_SHORT PROBLEM_
Leave out any picture and return the remaining listing below exactly as given.
§
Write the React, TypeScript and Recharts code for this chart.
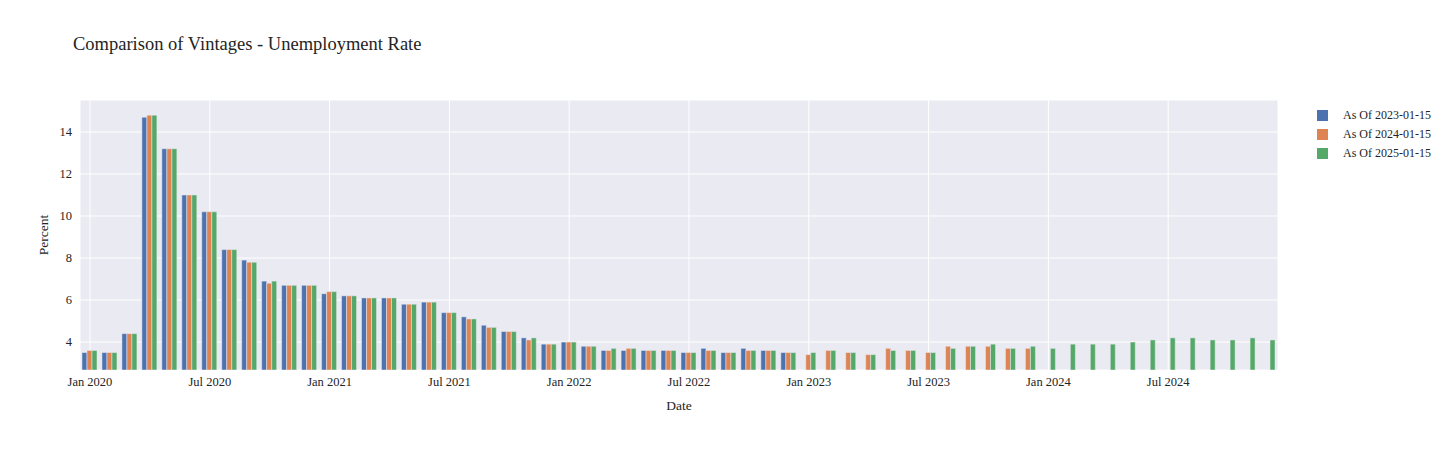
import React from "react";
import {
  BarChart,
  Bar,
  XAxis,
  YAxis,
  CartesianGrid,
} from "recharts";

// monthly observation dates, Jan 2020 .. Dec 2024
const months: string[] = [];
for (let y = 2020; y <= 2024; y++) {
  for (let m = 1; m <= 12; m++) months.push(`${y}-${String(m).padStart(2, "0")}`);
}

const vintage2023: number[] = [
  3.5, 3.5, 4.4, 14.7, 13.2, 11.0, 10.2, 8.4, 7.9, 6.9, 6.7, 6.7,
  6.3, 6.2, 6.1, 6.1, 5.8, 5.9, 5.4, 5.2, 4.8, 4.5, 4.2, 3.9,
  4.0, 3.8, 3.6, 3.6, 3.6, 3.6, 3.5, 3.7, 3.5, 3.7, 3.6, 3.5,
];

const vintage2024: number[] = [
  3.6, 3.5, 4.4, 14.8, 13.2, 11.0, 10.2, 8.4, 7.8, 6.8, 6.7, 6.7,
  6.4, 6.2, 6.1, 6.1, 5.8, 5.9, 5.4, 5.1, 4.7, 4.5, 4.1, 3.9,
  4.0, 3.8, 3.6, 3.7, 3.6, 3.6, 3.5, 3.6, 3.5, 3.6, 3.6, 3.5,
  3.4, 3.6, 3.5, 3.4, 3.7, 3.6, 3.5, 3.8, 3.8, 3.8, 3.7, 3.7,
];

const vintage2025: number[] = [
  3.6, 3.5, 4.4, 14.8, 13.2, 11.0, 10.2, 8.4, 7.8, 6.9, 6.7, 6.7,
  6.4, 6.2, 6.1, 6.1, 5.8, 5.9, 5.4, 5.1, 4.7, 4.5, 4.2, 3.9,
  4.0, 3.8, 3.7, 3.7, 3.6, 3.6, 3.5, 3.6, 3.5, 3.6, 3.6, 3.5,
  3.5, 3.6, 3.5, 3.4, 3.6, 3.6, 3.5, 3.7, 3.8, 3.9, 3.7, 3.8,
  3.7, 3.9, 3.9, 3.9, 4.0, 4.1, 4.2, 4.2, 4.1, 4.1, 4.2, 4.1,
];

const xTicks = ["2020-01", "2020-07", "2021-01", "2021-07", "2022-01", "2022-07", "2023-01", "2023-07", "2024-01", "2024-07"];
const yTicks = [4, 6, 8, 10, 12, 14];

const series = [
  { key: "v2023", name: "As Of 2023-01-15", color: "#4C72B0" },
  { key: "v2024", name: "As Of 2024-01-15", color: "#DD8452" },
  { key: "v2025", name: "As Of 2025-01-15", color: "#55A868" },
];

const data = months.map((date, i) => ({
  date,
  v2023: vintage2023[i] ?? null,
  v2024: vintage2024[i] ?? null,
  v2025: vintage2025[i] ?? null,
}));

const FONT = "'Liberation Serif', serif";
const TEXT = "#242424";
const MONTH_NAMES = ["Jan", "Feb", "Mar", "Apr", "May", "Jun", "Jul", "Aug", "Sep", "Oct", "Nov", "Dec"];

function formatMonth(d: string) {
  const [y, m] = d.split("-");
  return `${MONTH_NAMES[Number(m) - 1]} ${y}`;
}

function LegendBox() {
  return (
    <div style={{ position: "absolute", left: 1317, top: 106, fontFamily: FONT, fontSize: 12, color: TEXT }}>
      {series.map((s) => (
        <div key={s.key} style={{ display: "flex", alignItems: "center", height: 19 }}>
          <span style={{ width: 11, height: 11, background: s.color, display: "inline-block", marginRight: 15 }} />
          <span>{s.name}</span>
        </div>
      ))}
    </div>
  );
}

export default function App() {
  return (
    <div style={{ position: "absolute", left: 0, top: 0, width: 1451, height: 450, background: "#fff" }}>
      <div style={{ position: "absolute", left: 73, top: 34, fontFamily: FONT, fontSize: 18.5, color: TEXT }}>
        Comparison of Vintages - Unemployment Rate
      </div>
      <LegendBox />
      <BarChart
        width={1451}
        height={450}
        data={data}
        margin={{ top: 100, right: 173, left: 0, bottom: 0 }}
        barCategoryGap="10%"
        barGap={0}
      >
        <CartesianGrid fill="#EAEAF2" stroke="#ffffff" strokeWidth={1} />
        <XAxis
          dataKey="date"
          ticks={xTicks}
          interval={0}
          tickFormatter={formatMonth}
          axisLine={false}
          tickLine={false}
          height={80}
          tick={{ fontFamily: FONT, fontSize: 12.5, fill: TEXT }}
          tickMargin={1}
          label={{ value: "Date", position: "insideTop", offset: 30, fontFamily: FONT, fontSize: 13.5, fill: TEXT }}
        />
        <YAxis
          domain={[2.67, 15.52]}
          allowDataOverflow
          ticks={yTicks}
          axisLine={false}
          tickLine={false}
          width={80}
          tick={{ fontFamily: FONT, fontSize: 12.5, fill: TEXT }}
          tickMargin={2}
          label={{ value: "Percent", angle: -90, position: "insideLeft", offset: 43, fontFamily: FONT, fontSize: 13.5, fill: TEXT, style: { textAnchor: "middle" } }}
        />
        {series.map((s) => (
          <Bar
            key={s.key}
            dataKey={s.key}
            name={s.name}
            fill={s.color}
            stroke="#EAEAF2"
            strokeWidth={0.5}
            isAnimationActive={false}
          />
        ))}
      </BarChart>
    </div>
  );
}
§
_SOLUTION TO THIS PROBLEM_
Write the React, TypeScript and Recharts code for this chart.
import React from "react";
import {
  BarChart,
  Bar,
  XAxis,
  YAxis,
  CartesianGrid,
} from "recharts";

// monthly observation dates, Jan 2020 .. Dec 2024
const months: string[] = [];
for (let y = 2020; y <= 2024; y++) {
  for (let m = 1; m <= 12; m++) months.push(`${y}-${String(m).padStart(2, "0")}`);
}

const vintage2023: number[] = [
  3.5, 3.5, 4.4, 14.7, 13.2, 11.0, 10.2, 8.4, 7.9, 6.9, 6.7, 6.7,
  6.3, 6.2, 6.1, 6.1, 5.8, 5.9, 5.4, 5.2, 4.8, 4.5, 4.2, 3.9,
  4.0, 3.8, 3.6, 3.6, 3.6, 3.6, 3.5, 3.7, 3.5, 3.7, 3.6, 3.5,
];

const vintage2024: number[] = [
  3.6, 3.5, 4.4, 14.8, 13.2, 11.0, 10.2, 8.4, 7.8, 6.8, 6.7, 6.7,
  6.4, 6.2, 6.1, 6.1, 5.8, 5.9, 5.4, 5.1, 4.7, 4.5, 4.1, 3.9,
  4.0, 3.8, 3.6, 3.7, 3.6, 3.6, 3.5, 3.6, 3.5, 3.6, 3.6, 3.5,
  3.4, 3.6, 3.5, 3.4, 3.7, 3.6, 3.5, 3.8, 3.8, 3.8, 3.7, 3.7,
];

const vintage2025: number[] = [
  3.6, 3.5, 4.4, 14.8, 13.2, 11.0, 10.2, 8.4, 7.8, 6.9, 6.7, 6.7,
  6.4, 6.2, 6.1, 6.1, 5.8, 5.9, 5.4, 5.1, 4.7, 4.5, 4.2, 3.9,
  4.0, 3.8, 3.7, 3.7, 3.6, 3.6, 3.5, 3.6, 3.5, 3.6, 3.6, 3.5,
  3.5, 3.6, 3.5, 3.4, 3.6, 3.6, 3.5, 3.7, 3.8, 3.9, 3.7, 3.8,
  3.7, 3.9, 3.9, 3.9, 4.0, 4.1, 4.2, 4.2, 4.1, 4.1, 4.2, 4.1,
];

const xTicks = ["2020-01", "2020-07", "2021-01", "2021-07", "2022-01", "2022-07", "2023-01", "2023-07", "2024-01", "2024-07"];
const yTicks = [4, 6, 8, 10, 12, 14];

const series = [
  { key: "v2023", name: "As Of 2023-01-15", color: "#4C72B0" },
  { key: "v2024", name: "As Of 2024-01-15", color: "#DD8452" },
  { key: "v2025", name: "As Of 2025-01-15", color: "#55A868" },
];

const data = months.map((date, i) => ({
  date,
  v2023: vintage2023[i] ?? null,
  v2024: vintage2024[i] ?? null,
  v2025: vintage2025[i] ?? null,
}));

const FONT = "'Liberation Serif', serif";
const TEXT = "#242424";
const MONTH_NAMES = ["Jan", "Feb", "Mar", "Apr", "May", "Jun", "Jul", "Aug", "Sep", "Oct", "Nov", "Dec"];

function formatMonth(d: string) {
  const [y, m] = d.split("-");
  return `${MONTH_NAMES[Number(m) - 1]} ${y}`;
}

function LegendBox() {
  return (
    <div style={{ position: "absolute", left: 1317, top: 106, fontFamily: FONT, fontSize: 12, color: TEXT }}>
      {series.map((s) => (
        <div key={s.key} style={{ display: "flex", alignItems: "center", height: 19 }}>
          <span style={{ width: 11, height: 11, background: s.color, display: "inline-block", marginRight: 15 }} />
          <span>{s.name}</span>
        </div>
      ))}
    </div>
  );
}

export default function App() {
  return (
    <div style={{ position: "absolute", left: 0, top: 0, width: 1451, height: 450, background: "#fff" }}>
      <div style={{ position: "absolute", left: 73, top: 34, fontFamily: FONT, fontSize: 18.5, color: TEXT }}>
        Comparison of Vintages - Unemployment Rate
      </div>
      <LegendBox />
      <BarChart
        width={1451}
        height={450}
        data={data}
        margin={{ top: 100, right: 173, left: 0, bottom: 0 }}
        barCategoryGap="10%"
        barGap={0}
      >
        <CartesianGrid fill="#EAEAF2" stroke="#ffffff" strokeWidth={1} />
        <XAxis
          dataKey="date"
          ticks={xTicks}
          interval={0}
          tickFormatter={formatMonth}
          axisLine={false}
          tickLine={false}
          height={80}
          tick={{ fontFamily: FONT, fontSize: 12.5, fill: TEXT }}
          tickMargin={1}
          label={{ value: "Date", position: "insideTop", offset: 30, fontFamily: FONT, fontSize: 13.5, fill: TEXT }}
        />
        <YAxis
          domain={[2.67, 15.52]}
          allowDataOverflow
          ticks={yTicks}
          axisLine={false}
          tickLine={false}
          width={80}
          tick={{ fontFamily: FONT, fontSize: 12.5, fill: TEXT }}
          tickMargin={2}
          label={{ value: "Percent", angle: -90, position: "insideLeft", offset: 43, fontFamily: FONT, fontSize: 13.5, fill: TEXT, style: { textAnchor: "middle" } }}
        />
        {series.map((s) => (
          <Bar
            key={s.key}
            dataKey={s.key}
            name={s.name}
            fill={s.color}
            stroke="#EAEAF2"
            strokeWidth={0.5}
            isAnimationActive={false}
          />
        ))}
      </BarChart>
    </div>
  );
}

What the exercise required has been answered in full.